What Factors Affect the Capital Structure Decision?

The following factors affect the capital structure decision among corporations.

  • Free Cash Flow (FCF) → The capital structure of a company often reflects its current fundamental profile, such as its historical and projected profit margins and its expected capacity to continue generating free cash flow (FCF). The free cash flows (FCFs) of the company must be sufficient to cover its debt service obligations on time.
  • Economic Moat → The capital structure of a market leader with a sustainable economic moat is likely to carry a greater proportion of debt on its capital structure.

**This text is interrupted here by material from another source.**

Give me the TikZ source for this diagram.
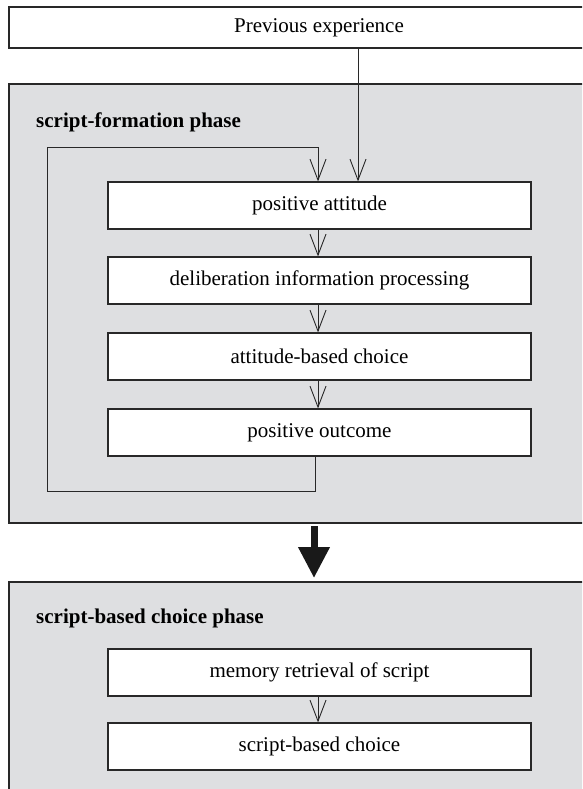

  • Historical Profitability → Given the competition in certain industries, a company with a consistent track record of historical profitability and generation of free cash flow (FCF) has likely carved itself a sustainable moat that contributes toward the production of long-term profits and market share protection.
  • Collateral (Fixed Asset Base) → The collateral of the company is also influential on the capital weights of a company. Companies that operate with business models where the core value stems from tangible assets, rather than intangible assets, can secure debt financing more easily. While there are exceptions, a significant fixed asset base can be favorable for borrowers because in the event of default, the lender possesses the right to seize the pledged collateral (and recoup most of their original investment or to otherwise be repaid in full).
  • Tangible Assets → In short, the more reliant on intangible assets a company’s operating performance is, the less likely management is to use debt as a funding source. Unlike tangible assets, which can be physically touched, intangible assets for the most part cannot be pledged as collateral.